Stored rows
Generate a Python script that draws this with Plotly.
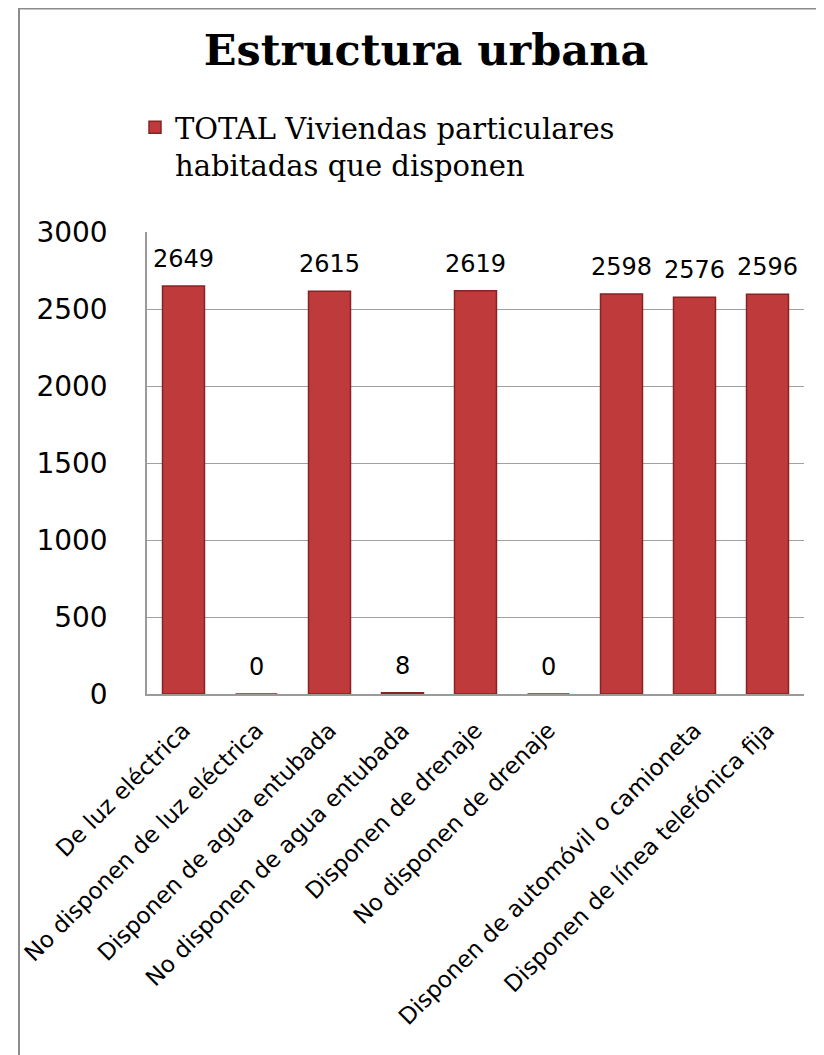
import plotly.graph_objects as go

categories = [
    "De luz eléctrica",
    "No disponen de luz eléctrica",
    "Disponen de agua entubada",
    "No disponen de agua entubada",
    "Disponen de drenaje",
    "No disponen de drenaje",
    " ",
    "Disponen de automóvil o camioneta",
    "Disponen de línea telefónica fija",
]
values = [2649, 0, 2615, 8, 2619, 0, 2598, 2576, 2596]
series_name = "TOTAL Viviendas particulares<br>habitadas que disponen"
title_text = "Estructura urbana"
y_ticks = [0, 500, 1000, 1500, 2000, 2500, 3000]

W, H = 824, 1055
# page is offset by the 8px body margin; coordinates below are figure pixels
L, T = 139, 224
plot_right, plot_bottom = 796, 686
R, B = W - plot_right, H - plot_bottom
pw = plot_right - L
ph = plot_bottom - T

def px_x(px):
    return (px - L) / pw

def px_y(py):
    return (plot_bottom - py) / ph

fig = go.Figure()
fig.add_trace(go.Bar(
    x=categories,
    y=values,
    name=series_name,
    marker=dict(color="#bf3a3a", line=dict(color="#862424", width=1.5)),
    showlegend=True,
))

for c, v in zip(categories, values):
    fig.add_annotation(
        x=c, y=v, text=str(v), showarrow=False,
        yanchor="bottom", yshift=11,
        font=dict(family="DejaVu Sans", size=24, color="black"),
    )

fig.add_shape(
    type="rect", xref="paper", yref="paper",
    x0=px_x(11), x1=px_x(W + 20), y0=px_y(H + 20), y1=px_y(0.5),
    line=dict(color="#8c8c8c", width=2), fillcolor="rgba(0,0,0,0)",
    layer="below",
)

fig.update_layout(
    width=W, height=H,
    margin=dict(l=L, r=R, t=T, b=B),
    paper_bgcolor="white", plot_bgcolor="white",
    bargap=0.425,
    title=dict(
        text=title_text, x=418 / W, xanchor="center",
        y=1 - 42 / H, yanchor="middle", yref="container",
        font=dict(family="DejaVu Serif", size=43, color="black", weight="bold"),
    ),
    legend=dict(
        x=px_x(127), xanchor="left", y=px_y(94), yanchor="top",
        font=dict(family="DejaVu Serif", size=29, color="black"),
        valign="top", bgcolor="rgba(0,0,0,0)",
    ),
    xaxis=dict(
        type="category", tickangle=-45,
        tickfont=dict(family="DejaVu Sans", size=23, color="black"),
        showline=True, linecolor="#9a9a9a", linewidth=1.5,
        showgrid=False, ticks="", ticklabelstandoff=12,
    ),
    yaxis=dict(
        range=[0, 3000], tickvals=y_ticks,
        tickfont=dict(family="DejaVu Sans", size=28, color="black"),
        showgrid=True, gridcolor="#a0a0a0", gridwidth=1.2,
        showline=True, linecolor="#9a9a9a", linewidth=1.5,
        zeroline=False, ticks="", ticklabelstandoff=32,
    ),
)

fig.write_html("out.html")
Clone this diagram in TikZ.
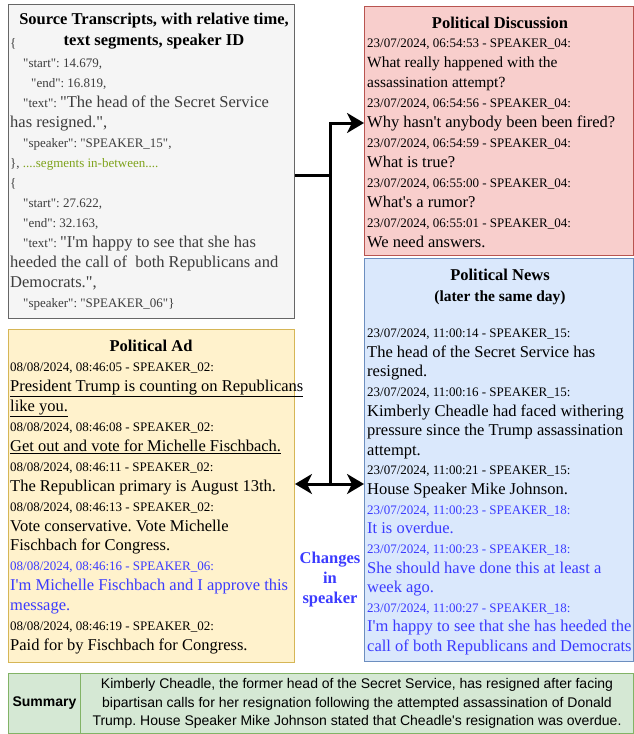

Instruction
Scan the material above for the string "this" and report each line where you find it.

Written reply
Generate a Python script that draws this with Plotly.
Clone this diagram in TikZ.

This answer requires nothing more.